Set all the material down again unchanged, without the pictures.
[start Given information]
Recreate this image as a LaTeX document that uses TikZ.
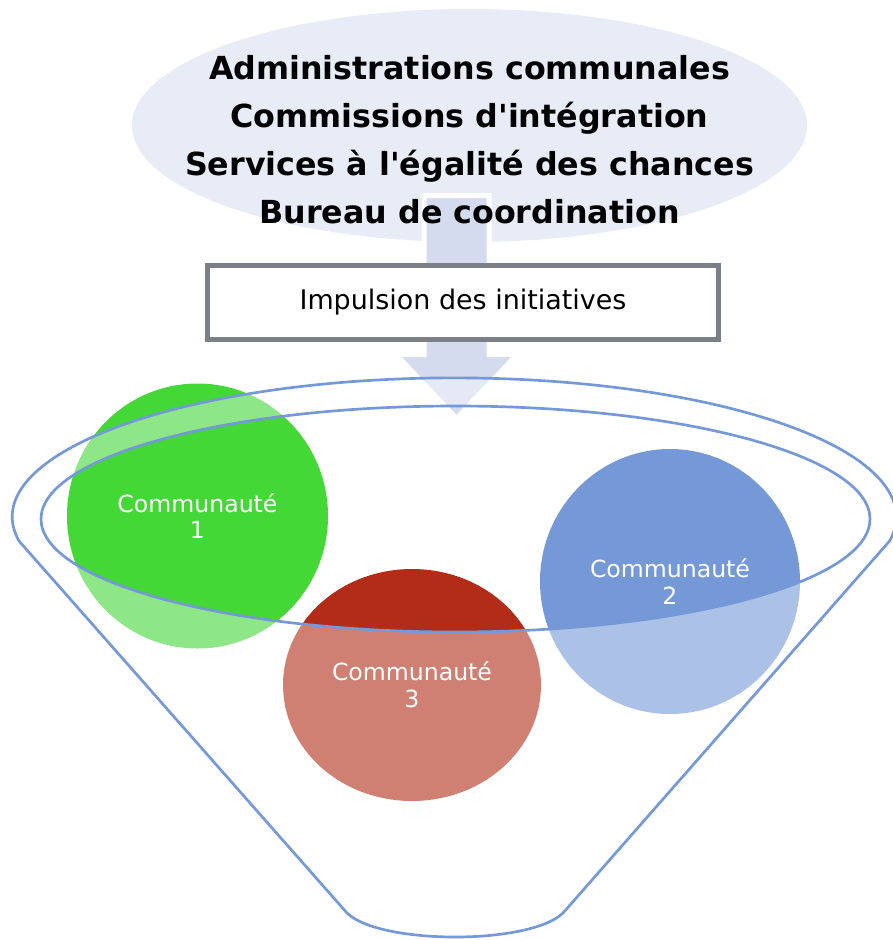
\documentclass[tikz,border=0pt]{standalone}
\usepackage{fontspec}
\setmainfont{DejaVu Sans}
\usetikzlibrary{shapes.geometric}
\definecolor{topfill}{HTML}{E8ECF7}
\definecolor{arrowfill}{HTML}{D4DBEF}
\definecolor{boxline}{HTML}{7B7F88}
\definecolor{commugreen}{HTML}{44D836}
\definecolor{commured}{HTML}{B22C17}
\definecolor{commublue}{HTML}{7499D6}
\definecolor{funnelline}{HTML}{7598D8}

\begin{document}
\begin{tikzpicture}[x=0.75pt,y=0.75pt,
  commu/.style={ellipse, inner sep=0pt, text=white, align=center,
    font=\fontsize{17.7}{20}\selectfont},
  funnel/.style={funnelline, line width=2pt}]
  \useasboundingbox (0,0) rectangle (893,-940);
  % actors and the push arrow
  \node [ellipse, fill=topfill, minimum width=506.25pt, minimum height=174.75pt] (actors) at (469.5,-125.5) {};
  \draw [white, line width=3.75pt, fill=arrowfill] (424,-195.5) -- (489,-195.5) -- (489,-354.5) -- (517,-354.5)
    -- (456.5,-418.5) -- (396,-354.5) -- (424,-354.5) -- cycle;
  \node [font=\bfseries\fontsize{23.8}{36}\selectfont, align=center] (actorstext) at (469.5,-140)
    {Administrations communales\\Commissions d\textquotesingle intégration\\Services à l\textquotesingle égalité des chances\\Bureau de coordination};
  \node [draw=boxline, line width=3.5pt, fill=white, minimum width=383.5pt, minimum height=55.8pt,
    font=\fontsize{20.2}{24}\selectfont] (impulsion) at (463,-302.5) {Impulsion des initiatives};
  % communities
  \node [commu, fill=commugreen, minimum width=195.75pt, minimum height=198.75pt] (c1) at (197.5,-516) {Communauté\\1};
  \node [commu, fill=commublue, minimum width=195pt, minimum height=198.75pt] (c2) at (670,-581.5) {Communauté\\2};
  \node [commu, fill=commured, minimum width=193.5pt, minimum height=174pt] (c3) at (412,-685) {Communauté\\3};
  % funnel
  \fill [white, opacity=0.4, even odd rule] (19,-541) arc [start angle=190, end angle=-10, x radius=442, y radius=139]
    -- (563,-913) .. controls (530,-945) and (380,-945) .. (347,-913) -- cycle
    (455.5,-519) ellipse [x radius=414.5, y radius=113];
  \draw [funnel] (19,-541) arc [start angle=190, end angle=-10, x radius=442, y radius=139]
    -- (563,-913) .. controls (530,-945) and (380,-945) .. (347,-913) -- cycle;
  \draw [funnel] (455.5,-519) ellipse [x radius=414.5, y radius=113];
\end{tikzpicture}
\end{document}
[end Given information]
→ **Task solution**:
Recreate this image as a LaTeX document that uses TikZ.
\documentclass[tikz,border=0pt]{standalone}
\usepackage{fontspec}
\setmainfont{DejaVu Sans}
\usetikzlibrary{shapes.geometric}
\definecolor{topfill}{HTML}{E8ECF7}
\definecolor{arrowfill}{HTML}{D4DBEF}
\definecolor{boxline}{HTML}{7B7F88}
\definecolor{commugreen}{HTML}{44D836}
\definecolor{commured}{HTML}{B22C17}
\definecolor{commublue}{HTML}{7499D6}
\definecolor{funnelline}{HTML}{7598D8}

\begin{document}
\begin{tikzpicture}[x=0.75pt,y=0.75pt,
  commu/.style={ellipse, inner sep=0pt, text=white, align=center,
    font=\fontsize{17.7}{20}\selectfont},
  funnel/.style={funnelline, line width=2pt}]
  \useasboundingbox (0,0) rectangle (893,-940);
  % actors and the push arrow
  \node [ellipse, fill=topfill, minimum width=506.25pt, minimum height=174.75pt] (actors) at (469.5,-125.5) {};
  \draw [white, line width=3.75pt, fill=arrowfill] (424,-195.5) -- (489,-195.5) -- (489,-354.5) -- (517,-354.5)
    -- (456.5,-418.5) -- (396,-354.5) -- (424,-354.5) -- cycle;
  \node [font=\bfseries\fontsize{23.8}{36}\selectfont, align=center] (actorstext) at (469.5,-140)
    {Administrations communales\\Commissions d\textquotesingle intégration\\Services à l\textquotesingle égalité des chances\\Bureau de coordination};
  \node [draw=boxline, line width=3.5pt, fill=white, minimum width=383.5pt, minimum height=55.8pt,
    font=\fontsize{20.2}{24}\selectfont] (impulsion) at (463,-302.5) {Impulsion des initiatives};
  % communities
  \node [commu, fill=commugreen, minimum width=195.75pt, minimum height=198.75pt] (c1) at (197.5,-516) {Communauté\\1};
  \node [commu, fill=commublue, minimum width=195pt, minimum height=198.75pt] (c2) at (670,-581.5) {Communauté\\2};
  \node [commu, fill=commured, minimum width=193.5pt, minimum height=174pt] (c3) at (412,-685) {Communauté\\3};
  % funnel
  \fill [white, opacity=0.4, even odd rule] (19,-541) arc [start angle=190, end angle=-10, x radius=442, y radius=139]
    -- (563,-913) .. controls (530,-945) and (380,-945) .. (347,-913) -- cycle
    (455.5,-519) ellipse [x radius=414.5, y radius=113];
  \draw [funnel] (19,-541) arc [start angle=190, end angle=-10, x radius=442, y radius=139]
    -- (563,-913) .. controls (530,-945) and (380,-945) .. (347,-913) -- cycle;
  \draw [funnel] (455.5,-519) ellipse [x radius=414.5, y radius=113];
\end{tikzpicture}
\end{document}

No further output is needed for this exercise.